## Exercise
Retype all of the listing exactly, passing over any picture you find.

>>

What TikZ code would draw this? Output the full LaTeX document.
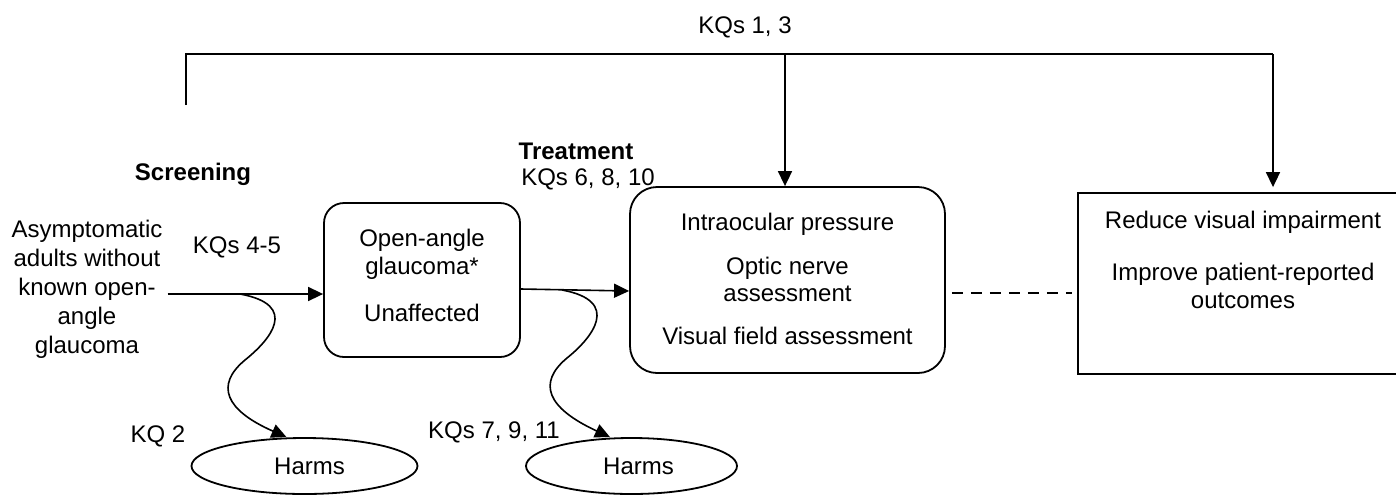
\documentclass[tikz,border=0pt]{standalone}
\usepackage{fontspec}
\setmainfont{Liberation Sans}
\usetikzlibrary{arrows.meta,shapes.geometric}
\begin{document}
\begin{tikzpicture}[x=1pt,y=-1pt,
  every node/.style={font=\fontsize{24}{28}\selectfont, inner sep=0pt},
  lbl/.style={anchor=base},
  boldlbl/.style={anchor=base, font=\fontsize{24}{28}\selectfont\bfseries},
  conn/.style={line width=1.6pt},
  arr/.style={conn,-{Triangle[length=15pt,width=14pt]}},
  rbox/.style={draw, line width=1.8pt, align=center, rounded corners=#1},
  sbox/.style={draw, line width=1.8pt, align=center},
  ell/.style={draw, ellipse, line width=1.8pt},
  startnode/.style={align=center, inner sep=5pt, font=\fontsize{24}{29}\selectfont}]
\clip (0,0) rectangle (1396,496);

% main nodes
\node[startnode] (start) at (87,289.5) {Asymptomatic\\adults without\\known open-\\angle\\glaucoma};
\node[rbox=20pt, minimum width=196pt, minimum height=154pt] (b1) at (422,280)
  {Open-angle\\glaucoma*\\[19pt]Unaffected\rule[-9.6pt]{0pt}{9.6pt}};
\node[rbox=27pt, minimum width=315pt, minimum height=186pt, font=\fontsize{24}{27.5}\selectfont] (b2) at (787.5,280)
  {Intraocular pressure\\[16.5pt]Optic nerve\\assessment\\[15.5pt]Visual field assessment\rule[-2pt]{0pt}{2pt}};
\node[sbox, minimum width=330pt, minimum height=181pt] (b3) at (1243,283.5)
  {Reduce visual impairment\\[24pt]Improve patient-reported\\outcomes\rule[-47pt]{0pt}{47pt}};
\node[ell, minimum width=226pt, minimum height=56pt] (h1) at (304.5,466) {\hspace*{10pt}Harms};
\node[ell, minimum width=211pt, minimum height=56pt] (h2) at (631.5,466) {\hspace*{14pt}Harms};

% labels
\node[lbl] (kq13) at (745,33.6) {KQs 1, 3};
\node[boldlbl] (scr) at (193,180.6) {Screening};
\node[boldlbl] (trt) at (576,159.6) {Treatment};
\node[lbl] (kq6) at (588,185.6) {KQs 6, 8, 10};
\node[lbl] (kq45) at (237,253.6) {KQs 4-5};
\node[lbl] (kq2) at (158,442.6) {KQ 2};
\node[lbl] (kq7) at (494,438.6) {KQs 7, 9, 11};

% connectors
\draw[arr] ([yshift=-4.5pt]start.east) -- ([yshift=-14pt]b1.west);
\draw[arr] ([yshift=-9pt]b1.east) -- ([yshift=-11pt]b2.west);

\coordinate (w1) at (240,294);
\coordinate (w2) at (562,290);
\draw[arr] (w1) .. controls (300,305) and (270,340) .. (245,360)
  .. controls (215,385) and (225,410) .. ([xshift=-18pt]h1.north);
\draw[arr] (w2) .. controls (622,301) and (592,338) .. (567,358)
  .. controls (537,383) and (547,408) .. ([xshift=-21.5pt]h2.north);

\coordinate (tl) at (186,105);
\coordinate (tc) at (785,54);
\coordinate (tr) at (1273,54);
\draw[conn] (tl) |- (tr);
\draw[arr] (tc) -- (tc |- b2.north);
\draw[arr, shorten >=5pt] (tr) -- (tr |- b3.north);

\draw[conn, dash pattern=on 11pt off 8pt, shorten <=6pt, shorten >=5pt]
  ([yshift=-13pt]b2.east) -- ([yshift=-9.5pt]b3.west);
\end{tikzpicture}
\end{document}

<<

## Output
What TikZ code would draw this? Output the full LaTeX document.
\documentclass[tikz,border=0pt]{standalone}
\usepackage{fontspec}
\setmainfont{Liberation Sans}
\usetikzlibrary{arrows.meta,shapes.geometric}
\begin{document}
\begin{tikzpicture}[x=1pt,y=-1pt,
  every node/.style={font=\fontsize{24}{28}\selectfont, inner sep=0pt},
  lbl/.style={anchor=base},
  boldlbl/.style={anchor=base, font=\fontsize{24}{28}\selectfont\bfseries},
  conn/.style={line width=1.6pt},
  arr/.style={conn,-{Triangle[length=15pt,width=14pt]}},
  rbox/.style={draw, line width=1.8pt, align=center, rounded corners=#1},
  sbox/.style={draw, line width=1.8pt, align=center},
  ell/.style={draw, ellipse, line width=1.8pt},
  startnode/.style={align=center, inner sep=5pt, font=\fontsize{24}{29}\selectfont}]
\clip (0,0) rectangle (1396,496);

% main nodes
\node[startnode] (start) at (87,289.5) {Asymptomatic\\adults without\\known open-\\angle\\glaucoma};
\node[rbox=20pt, minimum width=196pt, minimum height=154pt] (b1) at (422,280)
  {Open-angle\\glaucoma*\\[19pt]Unaffected\rule[-9.6pt]{0pt}{9.6pt}};
\node[rbox=27pt, minimum width=315pt, minimum height=186pt, font=\fontsize{24}{27.5}\selectfont] (b2) at (787.5,280)
  {Intraocular pressure\\[16.5pt]Optic nerve\\assessment\\[15.5pt]Visual field assessment\rule[-2pt]{0pt}{2pt}};
\node[sbox, minimum width=330pt, minimum height=181pt] (b3) at (1243,283.5)
  {Reduce visual impairment\\[24pt]Improve patient-reported\\outcomes\rule[-47pt]{0pt}{47pt}};
\node[ell, minimum width=226pt, minimum height=56pt] (h1) at (304.5,466) {\hspace*{10pt}Harms};
\node[ell, minimum width=211pt, minimum height=56pt] (h2) at (631.5,466) {\hspace*{14pt}Harms};

% labels
\node[lbl] (kq13) at (745,33.6) {KQs 1, 3};
\node[boldlbl] (scr) at (193,180.6) {Screening};
\node[boldlbl] (trt) at (576,159.6) {Treatment};
\node[lbl] (kq6) at (588,185.6) {KQs 6, 8, 10};
\node[lbl] (kq45) at (237,253.6) {KQs 4-5};
\node[lbl] (kq2) at (158,442.6) {KQ 2};
\node[lbl] (kq7) at (494,438.6) {KQs 7, 9, 11};

% connectors
\draw[arr] ([yshift=-4.5pt]start.east) -- ([yshift=-14pt]b1.west);
\draw[arr] ([yshift=-9pt]b1.east) -- ([yshift=-11pt]b2.west);

\coordinate (w1) at (240,294);
\coordinate (w2) at (562,290);
\draw[arr] (w1) .. controls (300,305) and (270,340) .. (245,360)
  .. controls (215,385) and (225,410) .. ([xshift=-18pt]h1.north);
\draw[arr] (w2) .. controls (622,301) and (592,338) .. (567,358)
  .. controls (537,383) and (547,408) .. ([xshift=-21.5pt]h2.north);

\coordinate (tl) at (186,105);
\coordinate (tc) at (785,54);
\coordinate (tr) at (1273,54);
\draw[conn] (tl) |- (tr);
\draw[arr] (tc) -- (tc |- b2.north);
\draw[arr, shorten >=5pt] (tr) -- (tr |- b3.north);

\draw[conn, dash pattern=on 11pt off 8pt, shorten <=6pt, shorten >=5pt]
  ([yshift=-13pt]b2.east) -- ([yshift=-9.5pt]b3.west);
\end{tikzpicture}
\end{document}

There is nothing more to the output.